Rubem Fonseca, Knausgard
Literatura

Rubem Fonseca, Knausgard

28 de fevereiro de 2017 0

Eu já tinha ficado bastante impressionado com “A Morte do Pai”, o primeiro dos livros da série autobiográfica “Minha Luta” (epa), do norueguês Karl Ove Knausgard. O segundo, “Um Outro Amor” (Companhia das Letras, 592 páginas), é ainda melhor: o início da relação com sua mulher, Linda, a vida com seus filhos, o início da carreira de escritor, a amizade com Geir e a mudança da Noruega para a Suécia são os principais temas do romance deste escritor espetacular, que consegue descrever um jantar em cinquenta páginas e mesmo assim manter o interesse para seus inúmeros (10% da população da Noruega já leu sua enorme série autobiográfica, para que se tenha uma ideia) leitores.

O livro seguinte da série, “A Ilha da Infância” (Companhia das Letras, 436 páginas), que conta suas lembranças de infância e início da adolescência, por outro lado, mesmo longe de ser ruim, está distante da qualidade dos dois primeiros. Suas longas descrições de brincadeiras e passeios nas florestas próximas de onde vivia não deixam de ter seu interesse, mas os acontecimentos apresentados nos romances anteriores prendem muito mais a atenção. Além disso, o maior drama de “A Ilha da Infância”, a relação com o pai, sádico com os dois filhos, já tinha sido mais bem descrito em “A Morte do Pai”. De todo modo, Knausgard é sempre Knausgard, e a falta de descrição da descoberta do sexo – ele simplesmente descreve fatos anteriores e posteriores a este acontecimento sempre decisivo – é uma mostra da excelência (como se ainda precisássemos de alguma) do norueguês como escritor.

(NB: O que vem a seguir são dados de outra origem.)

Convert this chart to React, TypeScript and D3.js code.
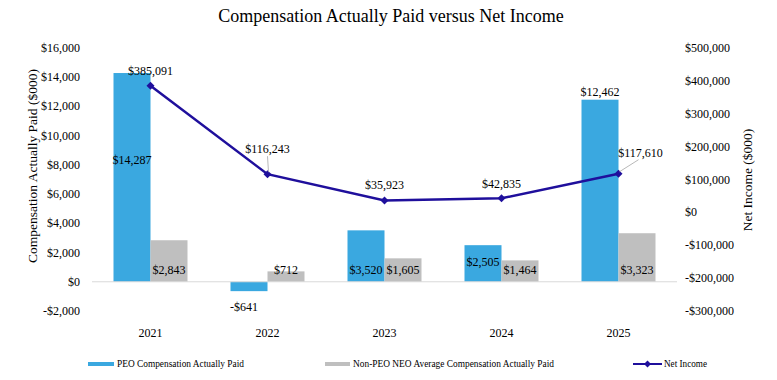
import React from "react";
import * as d3 from "d3";

const years = ["2021", "2022", "2023", "2024", "2025"];
const peoCap = [14287, -641, 3520, 2505, 12462];
const neoCap = [2843, 712, 1605, 1464, 3323];
const netIncome = [385091, 116243, 35923, 42835, 117610];
const leftTicks = [-2000, 0, 2000, 4000, 6000, 8000, 10000, 12000, 14000, 16000];
const rightTicks = [-300000, -200000, -100000, 0, 100000, 200000, 300000, 400000, 500000];

// label placement styling (offsets in px)
const peoLabelMode = ["mid", "below", "base", "baseHigh", "above"];
const niLabelOffset: [number, number, boolean][] = [
  [0, -11, false],
  [0, -21, true],
  [0, -12, false],
  [0, -10, false],
  [22, -17, true],
];

const W = 777;
const H = 380;
const BLUE = "#3AA8E0";
const GRAY = "#BFBFBF";
const NAVY = "#1F0F9C";
const FONT = "Liberation Serif, DejaVu Serif, serif";

const fmt = (v: number) => (v < 0 ? "-$" : "$") + d3.format(",")(Math.abs(v));

export default function App() {
  const x = d3.scaleBand<string>().domain(years).range([92, 677]).paddingInner(0).paddingOuter(0);
  const sub = d3.scaleBand<string>().domain(["peo", "neo"]).range([21.5, 95.5]);
  const yL = d3.scaleLinear().domain([-2000, 16000]).range([311, 48]);
  const yR = d3.scaleLinear().domain([-300000, 500000]).range([311, 48]);
  const bw = sub.bandwidth();
  const cx = (y: string) => (x(y) as number) + x.bandwidth() / 2;

  const line = d3
    .line<number>()
    .x((_, i) => cx(years[i]))
    .y((d) => yR(d));

  const y0 = yL(0);

  return (
    <svg width={W} height={H} style={{ position: "absolute", left: 0, top: 0 }}>
      <rect x={0} y={0} width={W} height={H} fill="#fff" />
      <g fontFamily={FONT}>
        <text x={391} y={22} textAnchor="middle" fontSize={18} fill="#000">
          Compensation Actually Paid versus Net Income
        </text>

        {/* left axis */}
        {leftTicks.map((t) => (
          <text key={t} x={80} y={yL(t) + 4} textAnchor="end" fontSize={12} fill="#000">
            {fmt(t)}
          </text>
        ))}
        <text transform={`translate(37,166) rotate(-90)`} textAnchor="middle" fontSize={13.5} fill="#000">
          Compensation Actually Paid ($000)
        </text>

        {/* right axis */}
        {rightTicks.map((t) => (
          <text key={t} x={685} y={yR(t) + 4} textAnchor="start" fontSize={12} fill="#000">
            {fmt(t)}
          </text>
        ))}
        <text transform={`translate(752,180) rotate(-90)`} textAnchor="middle" fontSize={13.5} fill="#000">
          Net Income ($000)
        </text>

        {/* bars */}
        {years.map((yr, i) => {
          const xb = x(yr) as number;
          const v = peoCap[i];
          const n = neoCap[i];
          return (
            <g key={yr}>
              <rect
                x={xb + (sub("peo") as number)}
                y={Math.min(yL(v), y0)}
                width={bw}
                height={Math.abs(yL(v) - y0)}
                fill={BLUE}
              />
              <rect
                x={xb + (sub("neo") as number)}
                y={Math.min(yL(n), y0)}
                width={bw}
                height={Math.abs(yL(n) - y0)}
                fill={GRAY}
              />
            </g>
          );
        })}

        {/* baseline */}
        <line x1={92} x2={677} y1={y0} y2={y0} stroke="#D9D9D9" strokeWidth={1} />

        {/* category labels */}
        {years.map((yr) => (
          <text key={yr} x={cx(yr)} y={337} textAnchor="middle" fontSize={12} fill="#000">
            {yr}
          </text>
        ))}

        {/* bar labels */}
        {years.map((yr, i) => {
          const xb = x(yr) as number;
          const v = peoCap[i];
          const px = xb + (sub("peo") as number) + bw / 2;
          const mode = peoLabelMode[i];
          let ly = y0 - 8;
          let lx = px;
          if (mode === "mid") ly = (yL(v) + y0) / 2 - 13;
          if (mode === "below") {
            ly = yL(v) + 20;
            lx = px - 5;
          }
          if (mode === "baseHigh") ly = y0 - 16;
          if (mode === "above") ly = yL(v) - 4;
          const nx = xb + (sub("neo") as number) + bw / 2;
          return (
            <g key={"l" + yr} fontSize={12} fill="#000">
              <text x={lx} y={ly} textAnchor="middle">
                {fmt(v)}
              </text>
              <text x={nx} y={y0 - 8} textAnchor="middle">
                {fmt(neoCap[i])}
              </text>
            </g>
          );
        })}

        {/* net income line */}
        <path d={line(netIncome) || ""} fill="none" stroke={NAVY} strokeWidth={2.5} />
        {netIncome.map((v, i) => {
          const px = cx(years[i]);
          const py = yR(v);
          const s = 4;
          return (
            <path
              key={"m" + i}
              d={`M${px},${py - s}L${px + s},${py}L${px},${py + s}L${px - s},${py}Z`}
              fill={NAVY}
            />
          );
        })}
        {netIncome.map((v, i) => {
          const px = cx(years[i]);
          const py = yR(v);
          const [dx, dy, leader] = niLabelOffset[i];
          return (
            <g key={"nl" + i}>
              {leader && (
                <line
                  x1={px + 1}
                  y1={py - 2}
                  x2={dx === 0 ? px : px + dx - 2}
                  y2={py + dy + 3}
                  stroke="#A6A6A6"
                  strokeWidth={0.8}
                />
              )}
              <text x={px + dx} y={py + dy} textAnchor="middle" fontSize={12} fill="#000">
                {fmt(v)}
              </text>
            </g>
          );
        })}

        {/* legend */}
        <g fontSize={10} fill="#000">
          <rect x={88} y={362} width={26} height={4} fill={BLUE} />
          <text x={117} y={367} textLength={127} lengthAdjust="spacingAndGlyphs">
            PEO Compensation Actually Paid
          </text>
          <rect x={325} y={362} width={25} height={4} fill={GRAY} />
          <text x={353} y={367} textLength={201} lengthAdjust="spacingAndGlyphs">
            Non-PEO NEO Average Compensation Actually Paid
          </text>
          <line x1={633} x2={662} y1={364} y2={364} stroke={NAVY} strokeWidth={2} />
          <path d="M647.5,360.5L651,364L647.5,367.5L644,364Z" fill={NAVY} />
          <text x={664} y={367} textLength={43} lengthAdjust="spacingAndGlyphs">
            Net Income
          </text>
        </g>
      </g>
    </svg>
  );
}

Como os citados acima, também li recentemente dois livros do brasileiro Rubem Fonseca: “Bufo & Spallanzani” (Nova Fronteira, 337 páginas) e “Agosto” (Record/Altaya, 349 páginas).

“Bufo & Spallanzani” é uma espécie de policial farsesco: o escritor Ivan Canabrava (que depois muda seu nome para Gustavo Flávio), gordo e obcecado por sexo, conta suas aventuras como investigador de uma empresa de seguros, seus relacionamentos com mulheres – principalmente Minolta, uma espécie de hippie -, sua vida como escritor e sua temporada num hotel fazenda, onde se retirou para tentar escrever seu livro (chamado, numa brincadeira metalinguística, de “Bufo & Spallanzani”), onde ocorre um dos crimes do romance – o outro é o assassinato de uma amante de Gustavo Flávio, que aparece bem no comecinho da obra.

Os comentários de Ivan Canabrava-Gustavo Flávio são quase sempre divertidos, e o livro é de leitura agradável na maior parte do tempo. Mas “Bufo & Spallanzani” não consegue se decidir se é um policial ou uma brincadeira, e as soluções para os crimes são muito fracas. Serve como diversão, mas o romance é esquecível.

Muito diferente é o thriller policial “Agosto”: contando não só os acontecimentos que levaram ao suicídio de Getúlio Vargas, em agosto de 1954, como algumas histórias policiais fictícias paralelas, o romance prende o leitor do início ao fim e apresenta personagens fortes e bem construídos, como o incorruptível investigador Alberto Mattos, sua amante Salete, e um grande número de políticos, policiais e empresários corruptos (uma boa lição para quem ainda acha que “naquele tempo” – qualquer tempo – tudo era melhor). Rubem Fonseca parece melhor quando não quer fazer graça – “Agosto” não tem um instante irônico que seja.

É mais ou menos comum eu ler uma obra de um autor, não gostar muito e depois não ler mais nenhum livro dele: isso já aconteceu com W.G. Sebald, Paul Auster, Imre Kertész e Émile Zola, por exemplo. Fico me perguntando o que teria acontecido se eu tivesse conhecido Karl Ove Knausgard por “A Ilha da Infância” e Rubem Fonseca por “Bufo & Spallanzani”: provavelmente eu não daria mais nenhuma chance para os dois escritores – e quem perderia com isso seria eu mesmo.